A lot of games coming out these days are mostly copies of other games, with everything masked so that it appears to be another experience. From mechanics to environments, the similarities almost never end. Thankfully, sometimes a game pops up and brings something new to the table and steals the hearts of those who play it.
MagNets, brought to you by Total Monkery studio, falls in the latter category. This is because it brings a core mechanic to the game, the zapping magnet, which is central to the game. First things first, the game stars a park Ranger who is asked to help clean up the mess which is being caused by the bloxbots, who have lost control and are wreaking havoc in Polarity City. The Ranger must thus get rid of these pesky bots by using the electromagnetic net – hence the name MagNets- which is a special weapon which summons an electromagnetic field around a small area, zapping any enemy caught in the field. Boys will be stunned when caught in the field the first time, to then be finished off once a second field is laid upon them.
The game starts off with a short tutorial explaining the basics of the game, and subsequent levels add little gameplay mechanics bit by bit until the whole arsenal of abilities is finally unlocked, for the Ranger to enjoy and unleash upon the bots. While initial levels are only concerned with getting rid of the enemy bots, the game ramps up in difficulty considerably when it brings the element of defending objects attacked from these bloxbots, since if they manage to destroy one it is game over. The game also ends if Ranger is killed, and although this takes quite a while since Ranger has quite a big health bar, being swarmed by the robots will deplete it in a matter of seconds. What is even worse for the player is that the tools drop if you are hit, and thus having to collect the dropped tools could potentially deadlock the player when trying to reclaim them. The game also promotes recycling in the form of collecting tools from destroyed robots. These tools are then exchanged through a dispenser which provides items, generally a missing component, which needs to be placed in the sockets to repair them, and once a full link is completed the area is cleared and Ranger can proceed to the next level. The game features four areas and twenty levels, with these levels offering quite a wide variety of gameplay even though the main mechanics are always the same, which further emphasises how much work has been done on the game. Even though some levels may take just a couple of minutes, they still feel well planned, mostly because beating a level may take more than a few tries, and by the time one is able to beat it, he will know almost all the level by heart which will reduce dramatically the time taken. This element of short levels is probably one of the most appealing features of the game, since a session of “just one level” can turn easily into an hour if not more of robotic carnage, due to how addicting the game can become once you get really into it.

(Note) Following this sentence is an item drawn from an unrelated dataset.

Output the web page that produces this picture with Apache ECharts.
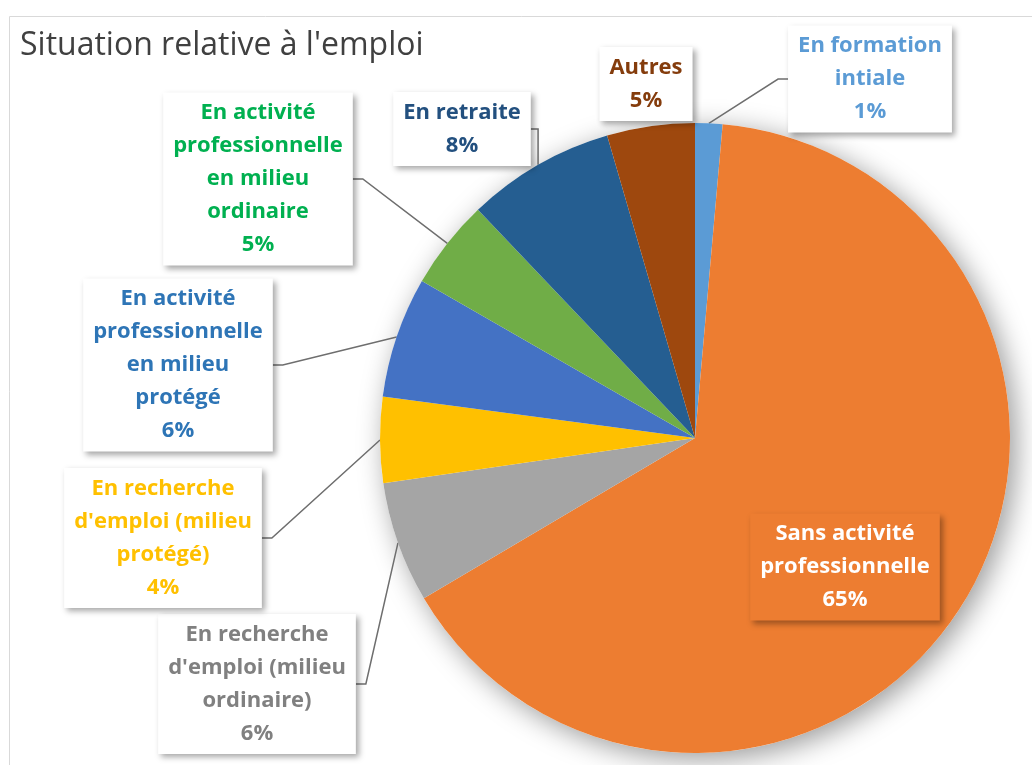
<!DOCTYPE html>
<html>
<head>
<meta charset="UTF-8">
<title>Situation relative à l'emploi</title>
<style>
  html, body { margin: 0; padding: 0; background: #fff; }
  #chart { width: 1032px; height: 765px; }
</style>
</head>
<body>
<div id="chart"></div>
<script src="https://cdn.jsdelivr.net/npm/echarts@6/dist/echarts.min.js"></script>
<script>
// données (parts en %)
var categories = [
  'En formation\nintiale',
  'Sans activité\nprofessionnelle',
  'En recherche\nd\'emploi (milieu\nordinaire)',
  'En recherche\nd\'emploi (milieu\nprotégé)',
  'En activité\nprofessionnelle\nen milieu\nprotégé',
  'En activité\nprofessionnelle\nen milieu\nordinaire',
  'En retraite',
  'Autres'
];
var values = [1.4, 65.1, 6.2, 4.4, 6.2, 4.6, 7.6, 4.5];

var sliceColors = ['#5B9BD5', '#ED7D31', '#A5A5A5', '#FFC000', '#4472C4', '#70AD47', '#255E91', '#9E480E'];
var textColors = ['#5B9BD5', '#FFFFFF', '#808080', '#FFC000', '#2E75B6', '#00B050', '#23507F', '#843C0C'];
// centre des étiquettes (px)
var labelPos = [[870, 79], [845, 567], [257, 684], [163, 538], [178, 365], [258, 179], [462, 129], [646, 84]];

var chart = echarts.init(document.getElementById('chart'));

var pieData = categories.map(function (c, i) {
  var d = {
    name: c,
    value: values[i],
    itemStyle: { color: sliceColors[i] },
    label: { color: textColors[i] }
  };
  if (i === 1) {
    d.label.position = 'inside';
    d.label.backgroundColor = '#ED7D31';
    d.labelLine = { show: false };
  }
  if (i === 7) {
    d.labelLine = { show: false };
  }
  return d;
});

chart.setOption({
  animation: false,
  title: {
    text: 'Situation relative à l\'emploi',
    left: 15,
    top: 25,
    textStyle: { fontFamily: 'Open Sans', fontWeight: 'normal', fontSize: 32, color: '#404040' }
  },
  graphic: [{
    type: 'rect',
    shape: { x: 9.5, y: 16.5, width: 1100, height: 900 },
    style: { fill: 'none', stroke: '#D9D9D9', lineWidth: 1 },
    silent: true
  }],
  series: [{
    // ombre sous le disque
    type: 'pie',
    center: [695, 438],
    radius: 315,
    silent: true,
    z: 1,
    label: { show: false },
    labelLine: { show: false },
    data: [{ value: 1, itemStyle: { color: '#fff', shadowBlur: 28, shadowColor: 'rgba(0,0,0,0.4)', shadowOffsetX: 6, shadowOffsetY: 6 } }]
  }, {
    type: 'pie',
    center: [695, 438],
    radius: 315,
    startAngle: 90,
    clockwise: true,
    z: 2,
    percentPrecision: 0,
    data: pieData,
    label: {
      show: true,
      position: 'outside',
      formatter: '{b}\n{d}%',
      fontFamily: 'Open Sans',
      fontWeight: 'bold',
      fontSize: 22,
      lineHeight: 33,
      align: 'center',
      overflow: 'none',
      backgroundColor: '#fff',
      padding: [4, 10],
      shadowBlur: 6,
      shadowColor: 'rgba(0,0,0,0.35)',
      shadowOffsetX: 3,
      shadowOffsetY: 3
    },
    labelLine: {
      show: true,
      length: 10,
      length2: 10,
      lineStyle: { color: '#6E6E6E', width: 1.5 }
    },
    labelLayout: function (p) {
      var q = labelPos[p.dataIndex];
      return { x: q[0], y: q[1], align: 'center', verticalAlign: 'middle' };
    }
  }]
});
</script>
</body>
</html>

Apart from the normal levels which feature unlocking a gate, there are also boss fights which occur at the end of each area. These change the gameplay mechanics, with the dispenser now providing items essential in beating the boss. Creative ways of defeating these bosses, such as planting carrots to lure the enemy and then zap the hell out of him, give a character to the game which is present quite a lot during gameplay. The game also features local multiplayer in the form of PvP, where players must destroy bots as well as each other to earn victory. A controller can be connected to the PC to enable local multiplayer and unleash your fury against a friend, and at the same time teach him a thing or two about magnets.
MagNets also features very fitting music, which helps getting into the experience while at the same time being quite enjoyable on its own. The sound effects of the game are also spot on, be it zapping enemy bloxbots or collecting dropped tools from them. Aesthetically the game also ticks the right boxes, going with a visual style which suits the game very well indeed. Colours are aplenty in the game, and the use of vivid, bright colours brings out the main elements of the game.
Total Monkery have developed a very good game, suitable for a variety of age groups and appealing to all. Its mixture of fast paced gameplay and frenetic enemies make it easily a game to spend hours at a time playing, and with local multiplayer and leaderboards, replayability is also another factor gluing players to the screen.
Disclaimer:All scores given within our reviews are based on the artist’s personal opinion; this should in no way impede your decision to purchase the game.